Directions for this task:
Skip every image and restate the data word for word.

☆ ☆ ☆

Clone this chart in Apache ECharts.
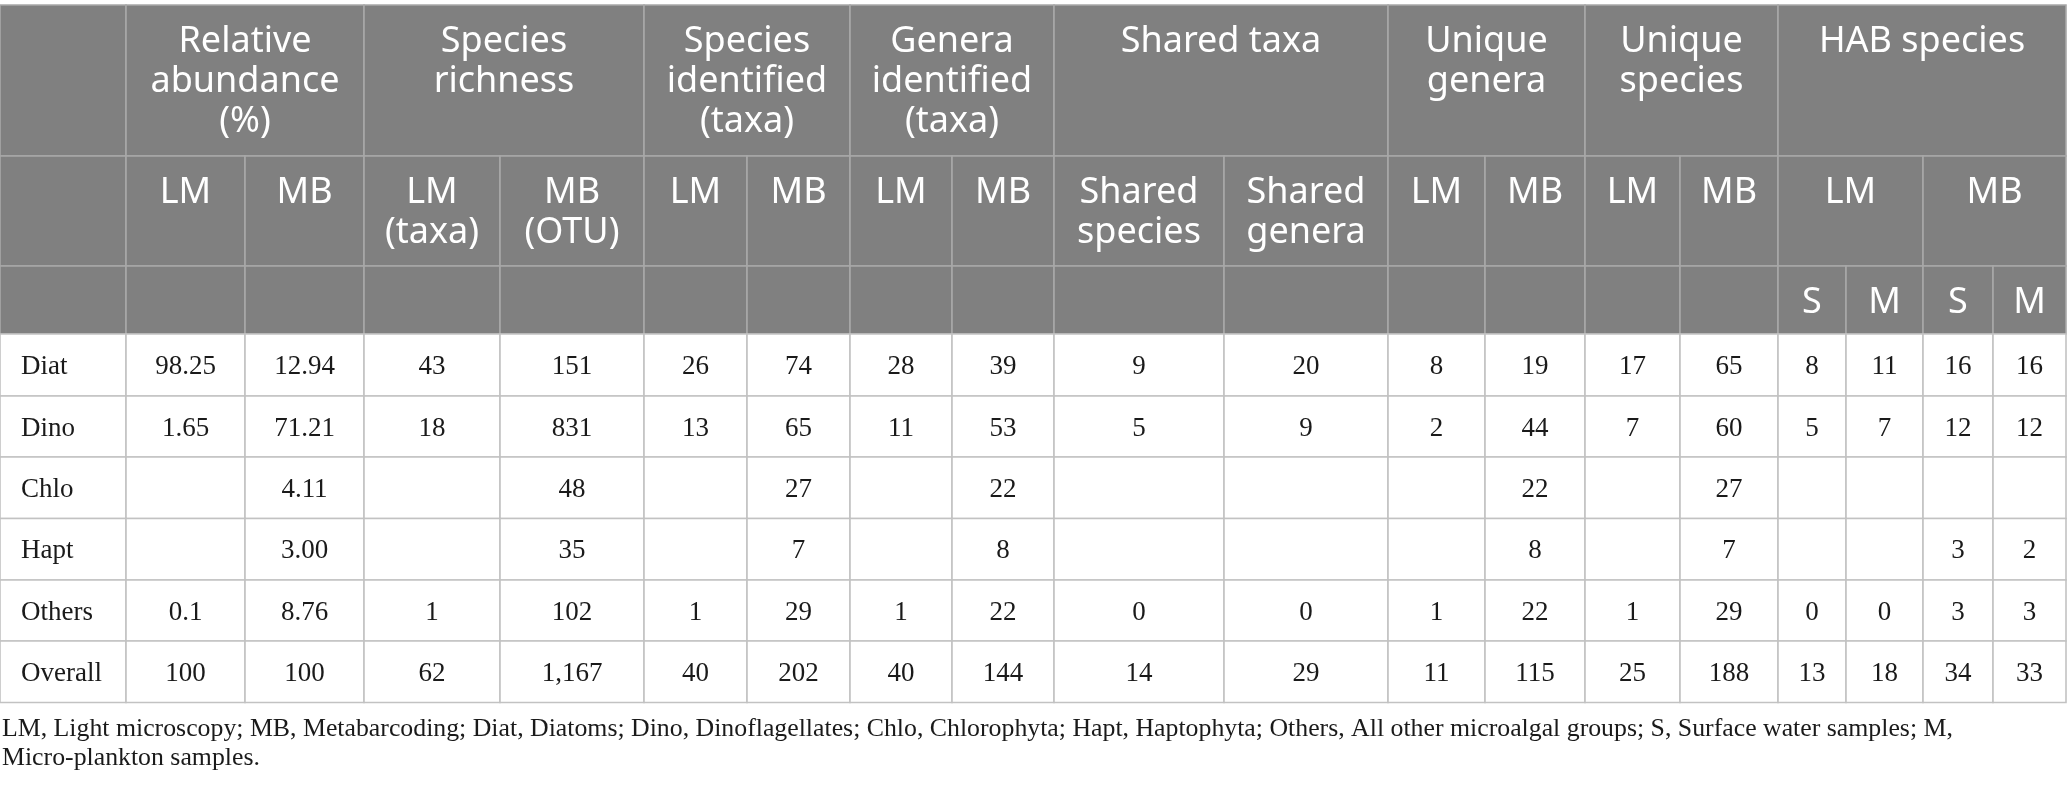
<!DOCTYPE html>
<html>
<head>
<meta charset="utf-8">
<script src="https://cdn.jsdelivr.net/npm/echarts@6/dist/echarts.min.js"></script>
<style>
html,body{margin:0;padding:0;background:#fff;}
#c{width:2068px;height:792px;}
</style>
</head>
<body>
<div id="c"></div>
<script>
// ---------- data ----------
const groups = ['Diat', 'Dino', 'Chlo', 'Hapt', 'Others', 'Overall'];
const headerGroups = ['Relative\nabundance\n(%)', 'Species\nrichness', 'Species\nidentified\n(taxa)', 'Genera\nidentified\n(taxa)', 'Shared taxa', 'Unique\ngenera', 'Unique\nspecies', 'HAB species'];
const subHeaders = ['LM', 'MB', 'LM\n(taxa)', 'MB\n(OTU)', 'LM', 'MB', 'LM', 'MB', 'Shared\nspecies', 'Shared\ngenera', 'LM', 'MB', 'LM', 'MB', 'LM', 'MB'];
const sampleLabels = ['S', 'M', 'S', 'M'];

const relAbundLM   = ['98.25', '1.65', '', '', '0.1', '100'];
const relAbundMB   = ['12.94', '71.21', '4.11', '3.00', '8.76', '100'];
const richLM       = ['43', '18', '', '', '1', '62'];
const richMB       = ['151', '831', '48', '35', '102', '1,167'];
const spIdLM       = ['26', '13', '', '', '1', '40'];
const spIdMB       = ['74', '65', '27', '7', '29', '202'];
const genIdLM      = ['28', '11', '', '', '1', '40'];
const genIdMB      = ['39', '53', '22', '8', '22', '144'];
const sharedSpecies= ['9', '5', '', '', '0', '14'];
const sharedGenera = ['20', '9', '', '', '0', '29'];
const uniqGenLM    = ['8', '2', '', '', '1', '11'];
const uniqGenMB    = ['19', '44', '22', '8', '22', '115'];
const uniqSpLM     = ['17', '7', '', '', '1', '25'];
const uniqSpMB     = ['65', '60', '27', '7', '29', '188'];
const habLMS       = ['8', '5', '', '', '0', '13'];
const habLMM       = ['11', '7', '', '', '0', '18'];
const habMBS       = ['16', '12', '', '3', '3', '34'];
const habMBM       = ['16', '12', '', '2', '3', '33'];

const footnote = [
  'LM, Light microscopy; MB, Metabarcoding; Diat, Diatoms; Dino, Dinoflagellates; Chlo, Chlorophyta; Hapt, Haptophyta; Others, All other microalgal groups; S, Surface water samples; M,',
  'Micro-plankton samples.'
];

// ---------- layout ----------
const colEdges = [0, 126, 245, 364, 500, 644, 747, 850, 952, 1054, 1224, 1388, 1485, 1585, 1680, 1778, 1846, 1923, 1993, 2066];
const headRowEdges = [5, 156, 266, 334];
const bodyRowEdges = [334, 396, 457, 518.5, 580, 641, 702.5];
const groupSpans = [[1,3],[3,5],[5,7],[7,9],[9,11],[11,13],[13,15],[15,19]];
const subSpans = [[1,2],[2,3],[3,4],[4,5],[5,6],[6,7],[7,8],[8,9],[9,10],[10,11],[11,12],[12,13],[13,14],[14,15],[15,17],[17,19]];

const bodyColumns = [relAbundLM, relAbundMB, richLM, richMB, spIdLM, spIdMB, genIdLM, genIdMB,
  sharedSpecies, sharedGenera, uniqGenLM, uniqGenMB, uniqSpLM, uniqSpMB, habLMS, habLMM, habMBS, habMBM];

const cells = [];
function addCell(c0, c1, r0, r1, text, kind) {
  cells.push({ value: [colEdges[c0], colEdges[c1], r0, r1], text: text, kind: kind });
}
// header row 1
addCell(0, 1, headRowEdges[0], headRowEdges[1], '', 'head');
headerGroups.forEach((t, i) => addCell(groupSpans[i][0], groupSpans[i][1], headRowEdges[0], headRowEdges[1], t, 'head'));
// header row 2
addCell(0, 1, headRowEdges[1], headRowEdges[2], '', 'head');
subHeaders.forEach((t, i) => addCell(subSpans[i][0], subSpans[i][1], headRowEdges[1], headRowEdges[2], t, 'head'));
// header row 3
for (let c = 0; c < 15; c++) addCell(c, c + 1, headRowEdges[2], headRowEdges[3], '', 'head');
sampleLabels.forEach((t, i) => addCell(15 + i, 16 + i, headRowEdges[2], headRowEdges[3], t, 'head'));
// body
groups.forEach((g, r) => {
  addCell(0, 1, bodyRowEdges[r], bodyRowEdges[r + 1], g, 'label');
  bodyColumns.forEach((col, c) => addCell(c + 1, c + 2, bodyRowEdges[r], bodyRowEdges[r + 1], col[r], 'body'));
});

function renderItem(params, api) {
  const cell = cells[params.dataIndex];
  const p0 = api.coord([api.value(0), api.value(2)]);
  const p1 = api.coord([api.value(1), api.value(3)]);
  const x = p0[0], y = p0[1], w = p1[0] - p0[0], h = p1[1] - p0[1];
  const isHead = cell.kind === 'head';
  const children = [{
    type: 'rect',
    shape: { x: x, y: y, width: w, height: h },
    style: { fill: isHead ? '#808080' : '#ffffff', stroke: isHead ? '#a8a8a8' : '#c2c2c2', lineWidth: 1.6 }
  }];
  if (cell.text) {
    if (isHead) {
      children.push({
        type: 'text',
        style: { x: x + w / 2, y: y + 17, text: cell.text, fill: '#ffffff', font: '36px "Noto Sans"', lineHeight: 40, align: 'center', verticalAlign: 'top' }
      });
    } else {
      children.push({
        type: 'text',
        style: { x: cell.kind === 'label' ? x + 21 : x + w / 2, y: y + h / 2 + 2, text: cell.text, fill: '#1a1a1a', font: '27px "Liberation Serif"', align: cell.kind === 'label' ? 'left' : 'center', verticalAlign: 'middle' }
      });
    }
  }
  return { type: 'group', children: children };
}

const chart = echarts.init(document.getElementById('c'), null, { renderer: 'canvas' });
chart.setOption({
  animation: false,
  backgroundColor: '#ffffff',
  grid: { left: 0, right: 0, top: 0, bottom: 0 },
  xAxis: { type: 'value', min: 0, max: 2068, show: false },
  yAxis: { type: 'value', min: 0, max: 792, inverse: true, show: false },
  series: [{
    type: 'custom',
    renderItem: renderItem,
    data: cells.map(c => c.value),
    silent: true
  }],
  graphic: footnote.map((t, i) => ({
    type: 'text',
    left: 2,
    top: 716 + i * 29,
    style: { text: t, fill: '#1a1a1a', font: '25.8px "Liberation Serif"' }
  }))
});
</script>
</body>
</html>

☆ ☆ ☆

Response:
Clone this chart in Apache ECharts.
<!DOCTYPE html>
<html>
<head>
<meta charset="utf-8">
<script src="https://cdn.jsdelivr.net/npm/echarts@6/dist/echarts.min.js"></script>
<style>
html,body{margin:0;padding:0;background:#fff;}
#c{width:2068px;height:792px;}
</style>
</head>
<body>
<div id="c"></div>
<script>
// ---------- data ----------
const groups = ['Diat', 'Dino', 'Chlo', 'Hapt', 'Others', 'Overall'];
const headerGroups = ['Relative\nabundance\n(%)', 'Species\nrichness', 'Species\nidentified\n(taxa)', 'Genera\nidentified\n(taxa)', 'Shared taxa', 'Unique\ngenera', 'Unique\nspecies', 'HAB species'];
const subHeaders = ['LM', 'MB', 'LM\n(taxa)', 'MB\n(OTU)', 'LM', 'MB', 'LM', 'MB', 'Shared\nspecies', 'Shared\ngenera', 'LM', 'MB', 'LM', 'MB', 'LM', 'MB'];
const sampleLabels = ['S', 'M', 'S', 'M'];

const relAbundLM   = ['98.25', '1.65', '', '', '0.1', '100'];
const relAbundMB   = ['12.94', '71.21', '4.11', '3.00', '8.76', '100'];
const richLM       = ['43', '18', '', '', '1', '62'];
const richMB       = ['151', '831', '48', '35', '102', '1,167'];
const spIdLM       = ['26', '13', '', '', '1', '40'];
const spIdMB       = ['74', '65', '27', '7', '29', '202'];
const genIdLM      = ['28', '11', '', '', '1', '40'];
const genIdMB      = ['39', '53', '22', '8', '22', '144'];
const sharedSpecies= ['9', '5', '', '', '0', '14'];
const sharedGenera = ['20', '9', '', '', '0', '29'];
const uniqGenLM    = ['8', '2', '', '', '1', '11'];
const uniqGenMB    = ['19', '44', '22', '8', '22', '115'];
const uniqSpLM     = ['17', '7', '', '', '1', '25'];
const uniqSpMB     = ['65', '60', '27', '7', '29', '188'];
const habLMS       = ['8', '5', '', '', '0', '13'];
const habLMM       = ['11', '7', '', '', '0', '18'];
const habMBS       = ['16', '12', '', '3', '3', '34'];
const habMBM       = ['16', '12', '', '2', '3', '33'];

const footnote = [
  'LM, Light microscopy; MB, Metabarcoding; Diat, Diatoms; Dino, Dinoflagellates; Chlo, Chlorophyta; Hapt, Haptophyta; Others, All other microalgal groups; S, Surface water samples; M,',
  'Micro-plankton samples.'
];

// ---------- layout ----------
const colEdges = [0, 126, 245, 364, 500, 644, 747, 850, 952, 1054, 1224, 1388, 1485, 1585, 1680, 1778, 1846, 1923, 1993, 2066];
const headRowEdges = [5, 156, 266, 334];
const bodyRowEdges = [334, 396, 457, 518.5, 580, 641, 702.5];
const groupSpans = [[1,3],[3,5],[5,7],[7,9],[9,11],[11,13],[13,15],[15,19]];
const subSpans = [[1,2],[2,3],[3,4],[4,5],[5,6],[6,7],[7,8],[8,9],[9,10],[10,11],[11,12],[12,13],[13,14],[14,15],[15,17],[17,19]];

const bodyColumns = [relAbundLM, relAbundMB, richLM, richMB, spIdLM, spIdMB, genIdLM, genIdMB,
  sharedSpecies, sharedGenera, uniqGenLM, uniqGenMB, uniqSpLM, uniqSpMB, habLMS, habLMM, habMBS, habMBM];

const cells = [];
function addCell(c0, c1, r0, r1, text, kind) {
  cells.push({ value: [colEdges[c0], colEdges[c1], r0, r1], text: text, kind: kind });
}
// header row 1
addCell(0, 1, headRowEdges[0], headRowEdges[1], '', 'head');
headerGroups.forEach((t, i) => addCell(groupSpans[i][0], groupSpans[i][1], headRowEdges[0], headRowEdges[1], t, 'head'));
// header row 2
addCell(0, 1, headRowEdges[1], headRowEdges[2], '', 'head');
subHeaders.forEach((t, i) => addCell(subSpans[i][0], subSpans[i][1], headRowEdges[1], headRowEdges[2], t, 'head'));
// header row 3
for (let c = 0; c < 15; c++) addCell(c, c + 1, headRowEdges[2], headRowEdges[3], '', 'head');
sampleLabels.forEach((t, i) => addCell(15 + i, 16 + i, headRowEdges[2], headRowEdges[3], t, 'head'));
// body
groups.forEach((g, r) => {
  addCell(0, 1, bodyRowEdges[r], bodyRowEdges[r + 1], g, 'label');
  bodyColumns.forEach((col, c) => addCell(c + 1, c + 2, bodyRowEdges[r], bodyRowEdges[r + 1], col[r], 'body'));
});

function renderItem(params, api) {
  const cell = cells[params.dataIndex];
  const p0 = api.coord([api.value(0), api.value(2)]);
  const p1 = api.coord([api.value(1), api.value(3)]);
  const x = p0[0], y = p0[1], w = p1[0] - p0[0], h = p1[1] - p0[1];
  const isHead = cell.kind === 'head';
  const children = [{
    type: 'rect',
    shape: { x: x, y: y, width: w, height: h },
    style: { fill: isHead ? '#808080' : '#ffffff', stroke: isHead ? '#a8a8a8' : '#c2c2c2', lineWidth: 1.6 }
  }];
  if (cell.text) {
    if (isHead) {
      children.push({
        type: 'text',
        style: { x: x + w / 2, y: y + 17, text: cell.text, fill: '#ffffff', font: '36px "Noto Sans"', lineHeight: 40, align: 'center', verticalAlign: 'top' }
      });
    } else {
      children.push({
        type: 'text',
        style: { x: cell.kind === 'label' ? x + 21 : x + w / 2, y: y + h / 2 + 2, text: cell.text, fill: '#1a1a1a', font: '27px "Liberation Serif"', align: cell.kind === 'label' ? 'left' : 'center', verticalAlign: 'middle' }
      });
    }
  }
  return { type: 'group', children: children };
}

const chart = echarts.init(document.getElementById('c'), null, { renderer: 'canvas' });
chart.setOption({
  animation: false,
  backgroundColor: '#ffffff',
  grid: { left: 0, right: 0, top: 0, bottom: 0 },
  xAxis: { type: 'value', min: 0, max: 2068, show: false },
  yAxis: { type: 'value', min: 0, max: 792, inverse: true, show: false },
  series: [{
    type: 'custom',
    renderItem: renderItem,
    data: cells.map(c => c.value),
    silent: true
  }],
  graphic: footnote.map((t, i) => ({
    type: 'text',
    left: 2,
    top: 716 + i * 29,
    style: { text: t, fill: '#1a1a1a', font: '25.8px "Liberation Serif"' }
  }))
});
</script>
</body>
</html>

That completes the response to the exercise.